Leave the pictures out. Return all other data exactly.

+ + + +

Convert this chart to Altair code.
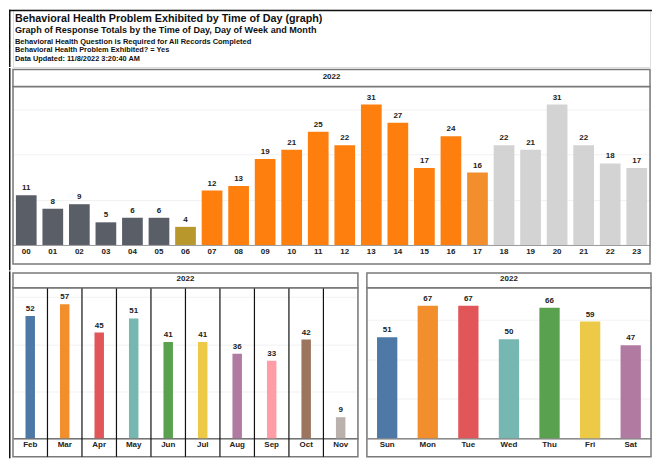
import altair as alt
import pandas as pd

FONT = "Liberation Sans"
BOX = "#7a7a7a"
FRAME = "#111111"
TXT = "#222222"

title_lines = [
    "Behavioral Health Problem Exhibited by Time of Day (graph)",
    "Graph of Response Totals by the Time of Day, Day of Week and Month",
    "Behavioral Health Question is Required for All Records Completed",
    "Behavioral Health Problem Exhibited? = Yes",
    "Data Updated: 11/8/2022 3:20:40 AM",
]
title_sizes = [10.8, 9.1, 7.5, 7.4, 7.4]
title_baselines = [12, 23.5, 34, 42.5, 51]
panel_header = "2022"

hours = ["00", "01", "02", "03", "04", "05", "06", "07", "08", "09", "10", "11",
         "12", "13", "14", "15", "16", "17", "18", "19", "20", "21", "22", "23"]
hour_counts = [11, 8, 9, 5, 6, 6, 4, 12, 13, 19, 21, 25, 22, 31, 27, 17, 24, 16, 22, 21, 31, 22, 18, 17]
hour_palette = ["#5a5e67"] * 6 + ["#b8982d"] + ["#ff7f0e"] * 10 + ["#f28e2b"] + ["#d3d3d3"] * 6

months = ["Feb", "Mar", "Apr", "May", "Jun", "Jul", "Aug", "Sep", "Oct", "Nov"]
month_counts = [52, 57, 45, 51, 41, 41, 36, 33, 42, 9]
month_palette = ["#4e79a7", "#f28e2b", "#e15759", "#76b7b2", "#59a14f",
                 "#edc948", "#b07aa1", "#ff9da7", "#9c755f", "#bab0ac"]

days = ["Sun", "Mon", "Tue", "Wed", "Thu", "Fri", "Sat"]
day_counts = [51, 67, 67, 50, 66, 59, 47]
day_palette = ["#4e79a7", "#f28e2b", "#e15759", "#76b7b2", "#59a14f", "#edc948", "#b07aa1"]


def deco():
    return alt.Chart(pd.DataFrame({"k": [0]}))


def frame_rect(x1, x2, y1, y2):
    return deco().mark_rect(color=FRAME).encode(
        x=alt.value(x1), x2=alt.value(x2), y=alt.value(y1), y2=alt.value(y2))


def make_x(cat, cats, xscale, domain_color, **kw):
    return alt.X(f"{cat}:N", sort=cats, scale=xscale,
                 axis=alt.Axis(title=None, labelAngle=0, labelFont=FONT, labelFontSize=8,
                               labelFontWeight="bold", labelColor=TXT, ticks=False,
                               domain=True, domainColor=domain_color, domainWidth=1,
                               labelPadding=2.5, grid=False),
                 **kw)


def panel(cat, cats, counts, palette, width, height, ymax, grid_vals, header_h, box_h,
          frame_bottom, xscale, bar_kw, domain_color, dividers=False, frame=False):
    df = pd.DataFrame({cat: cats, "count": counts})
    x = make_x(cat, cats, xscale, domain_color)
    y = alt.Y("count:Q", scale=alt.Scale(domain=[0, ymax], nice=False, zero=True),
              axis=alt.Axis(title=None, labels=False, ticks=False, domain=False, grid=True,
                            gridColor="#f1f1f1", gridWidth=1, values=grid_vals))
    base = alt.Chart(df)
    layers = []
    layers.append(deco().mark_rect(fill="transparent", stroke=BOX, strokeWidth=1.5).encode(
        x=alt.value(0), x2=alt.value(width), y=alt.value(0), y2=alt.value(box_h)))
    layers.append(base.mark_bar(**bar_kw).encode(
        x=x, y=y,
        color=alt.Color(f"{cat}:N", scale=alt.Scale(domain=cats, range=palette), legend=None)))
    layers.append(base.mark_text(baseline="bottom", dy=-3, font=FONT, fontSize=8,
                                 fontWeight="bold", color=TXT).encode(x=x, y=y, text="count:Q"))
    if dividers:
        ddf = pd.DataFrame({cat: cats[1:]})
        xd = make_x(cat, cats, xscale, domain_color, bandPosition=0)
        layers.append(alt.Chart(ddf).mark_rule(color=FRAME, strokeWidth=1.2).encode(
            x=xd, y=alt.value(0), y2=alt.value(box_h)))
    layers.append(deco().mark_rect(fill="white", stroke=BOX, strokeWidth=1.5).encode(
        x=alt.value(0), x2=alt.value(width), y=alt.value(-header_h), y2=alt.value(0)))
    layers.append(deco().mark_text(font=FONT, fontSize=8, fontWeight="bold", color=TXT,
                                   baseline="middle", align="center", dy=-1).encode(
        x=alt.value(width / 2), y=alt.value(-header_h / 2), text=alt.value(panel_header)))
    if frame:
        layers.append(frame_rect(-4, -2.5, -header_h - 1.5, frame_bottom))
    return alt.layer(*layers).properties(width=width, height=height)


# Title block
t_layers = [frame_rect(-4, 641, 0, 1.5), frame_rect(-4, -2.5, 0, 57.5)]
for line, fs, yb in zip(title_lines, title_sizes, title_baselines):
    t_layers.append(
        alt.Chart(pd.DataFrame({"t": [line]})).mark_text(
            align="left", baseline="alphabetic", font=FONT, fontSize=fs,
            fontWeight="bold", color="#111").encode(
            x=alt.value(2), y=alt.value(yb), text="t:N"))
title_chart = alt.layer(*t_layers).properties(width=639, height=57.5)

top = panel("hour", hours, hour_counts, hour_palette, 639, 159, 35, [10, 20, 30], 17, 178, 184.5,
            alt.Scale(domain=hours, paddingInner=0.22, paddingOuter=0.11), {}, "#9a9a9a",
            frame=True)

bl = panel("month", months, month_counts, month_palette, 346, 151, 64, [20, 40, 60], 15, 169.5, 171,
           alt.Scale(domain=months, paddingInner=0, paddingOuter=0), {"size": 9.5}, "#333333",
           dividers=True, frame=True)

br = panel("day", days, day_counts, day_palette, 285, 151, 76, [20, 40, 60], 15, 169.5, 169.5,
           alt.Scale(domain=days, paddingInner=0.5, paddingOuter=0.25), {}, "#555555")

bottom = alt.hconcat(bl, br, spacing=5).resolve_scale(color="independent")

chart = alt.vconcat(
    title_chart, top, bottom, spacing=0
).resolve_scale(color="independent").properties(padding=0).configure_view(
    stroke="transparent").configure(font=FONT)

chart.save("out.html", embed_options={"renderer": "svg", "actions": False})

+ + + +

→ Answer to the exercise:
Convert this chart to Altair code.
import altair as alt
import pandas as pd

FONT = "Liberation Sans"
BOX = "#7a7a7a"
FRAME = "#111111"
TXT = "#222222"

title_lines = [
    "Behavioral Health Problem Exhibited by Time of Day (graph)",
    "Graph of Response Totals by the Time of Day, Day of Week and Month",
    "Behavioral Health Question is Required for All Records Completed",
    "Behavioral Health Problem Exhibited? = Yes",
    "Data Updated: 11/8/2022 3:20:40 AM",
]
title_sizes = [10.8, 9.1, 7.5, 7.4, 7.4]
title_baselines = [12, 23.5, 34, 42.5, 51]
panel_header = "2022"

hours = ["00", "01", "02", "03", "04", "05", "06", "07", "08", "09", "10", "11",
         "12", "13", "14", "15", "16", "17", "18", "19", "20", "21", "22", "23"]
hour_counts = [11, 8, 9, 5, 6, 6, 4, 12, 13, 19, 21, 25, 22, 31, 27, 17, 24, 16, 22, 21, 31, 22, 18, 17]
hour_palette = ["#5a5e67"] * 6 + ["#b8982d"] + ["#ff7f0e"] * 10 + ["#f28e2b"] + ["#d3d3d3"] * 6

months = ["Feb", "Mar", "Apr", "May", "Jun", "Jul", "Aug", "Sep", "Oct", "Nov"]
month_counts = [52, 57, 45, 51, 41, 41, 36, 33, 42, 9]
month_palette = ["#4e79a7", "#f28e2b", "#e15759", "#76b7b2", "#59a14f",
                 "#edc948", "#b07aa1", "#ff9da7", "#9c755f", "#bab0ac"]

days = ["Sun", "Mon", "Tue", "Wed", "Thu", "Fri", "Sat"]
day_counts = [51, 67, 67, 50, 66, 59, 47]
day_palette = ["#4e79a7", "#f28e2b", "#e15759", "#76b7b2", "#59a14f", "#edc948", "#b07aa1"]


def deco():
    return alt.Chart(pd.DataFrame({"k": [0]}))


def frame_rect(x1, x2, y1, y2):
    return deco().mark_rect(color=FRAME).encode(
        x=alt.value(x1), x2=alt.value(x2), y=alt.value(y1), y2=alt.value(y2))


def make_x(cat, cats, xscale, domain_color, **kw):
    return alt.X(f"{cat}:N", sort=cats, scale=xscale,
                 axis=alt.Axis(title=None, labelAngle=0, labelFont=FONT, labelFontSize=8,
                               labelFontWeight="bold", labelColor=TXT, ticks=False,
                               domain=True, domainColor=domain_color, domainWidth=1,
                               labelPadding=2.5, grid=False),
                 **kw)


def panel(cat, cats, counts, palette, width, height, ymax, grid_vals, header_h, box_h,
          frame_bottom, xscale, bar_kw, domain_color, dividers=False, frame=False):
    df = pd.DataFrame({cat: cats, "count": counts})
    x = make_x(cat, cats, xscale, domain_color)
    y = alt.Y("count:Q", scale=alt.Scale(domain=[0, ymax], nice=False, zero=True),
              axis=alt.Axis(title=None, labels=False, ticks=False, domain=False, grid=True,
                            gridColor="#f1f1f1", gridWidth=1, values=grid_vals))
    base = alt.Chart(df)
    layers = []
    layers.append(deco().mark_rect(fill="transparent", stroke=BOX, strokeWidth=1.5).encode(
        x=alt.value(0), x2=alt.value(width), y=alt.value(0), y2=alt.value(box_h)))
    layers.append(base.mark_bar(**bar_kw).encode(
        x=x, y=y,
        color=alt.Color(f"{cat}:N", scale=alt.Scale(domain=cats, range=palette), legend=None)))
    layers.append(base.mark_text(baseline="bottom", dy=-3, font=FONT, fontSize=8,
                                 fontWeight="bold", color=TXT).encode(x=x, y=y, text="count:Q"))
    if dividers:
        ddf = pd.DataFrame({cat: cats[1:]})
        xd = make_x(cat, cats, xscale, domain_color, bandPosition=0)
        layers.append(alt.Chart(ddf).mark_rule(color=FRAME, strokeWidth=1.2).encode(
            x=xd, y=alt.value(0), y2=alt.value(box_h)))
    layers.append(deco().mark_rect(fill="white", stroke=BOX, strokeWidth=1.5).encode(
        x=alt.value(0), x2=alt.value(width), y=alt.value(-header_h), y2=alt.value(0)))
    layers.append(deco().mark_text(font=FONT, fontSize=8, fontWeight="bold", color=TXT,
                                   baseline="middle", align="center", dy=-1).encode(
        x=alt.value(width / 2), y=alt.value(-header_h / 2), text=alt.value(panel_header)))
    if frame:
        layers.append(frame_rect(-4, -2.5, -header_h - 1.5, frame_bottom))
    return alt.layer(*layers).properties(width=width, height=height)


# Title block
t_layers = [frame_rect(-4, 641, 0, 1.5), frame_rect(-4, -2.5, 0, 57.5)]
for line, fs, yb in zip(title_lines, title_sizes, title_baselines):
    t_layers.append(
        alt.Chart(pd.DataFrame({"t": [line]})).mark_text(
            align="left", baseline="alphabetic", font=FONT, fontSize=fs,
            fontWeight="bold", color="#111").encode(
            x=alt.value(2), y=alt.value(yb), text="t:N"))
title_chart = alt.layer(*t_layers).properties(width=639, height=57.5)

top = panel("hour", hours, hour_counts, hour_palette, 639, 159, 35, [10, 20, 30], 17, 178, 184.5,
            alt.Scale(domain=hours, paddingInner=0.22, paddingOuter=0.11), {}, "#9a9a9a",
            frame=True)

bl = panel("month", months, month_counts, month_palette, 346, 151, 64, [20, 40, 60], 15, 169.5, 171,
           alt.Scale(domain=months, paddingInner=0, paddingOuter=0), {"size": 9.5}, "#333333",
           dividers=True, frame=True)

br = panel("day", days, day_counts, day_palette, 285, 151, 76, [20, 40, 60], 15, 169.5, 169.5,
           alt.Scale(domain=days, paddingInner=0.5, paddingOuter=0.25), {}, "#555555")

bottom = alt.hconcat(bl, br, spacing=5).resolve_scale(color="independent")

chart = alt.vconcat(
    title_chart, top, bottom, spacing=0
).resolve_scale(color="independent").properties(padding=0).configure_view(
    stroke="transparent").configure(font=FONT)

chart.save("out.html", embed_options={"renderer": "svg", "actions": False})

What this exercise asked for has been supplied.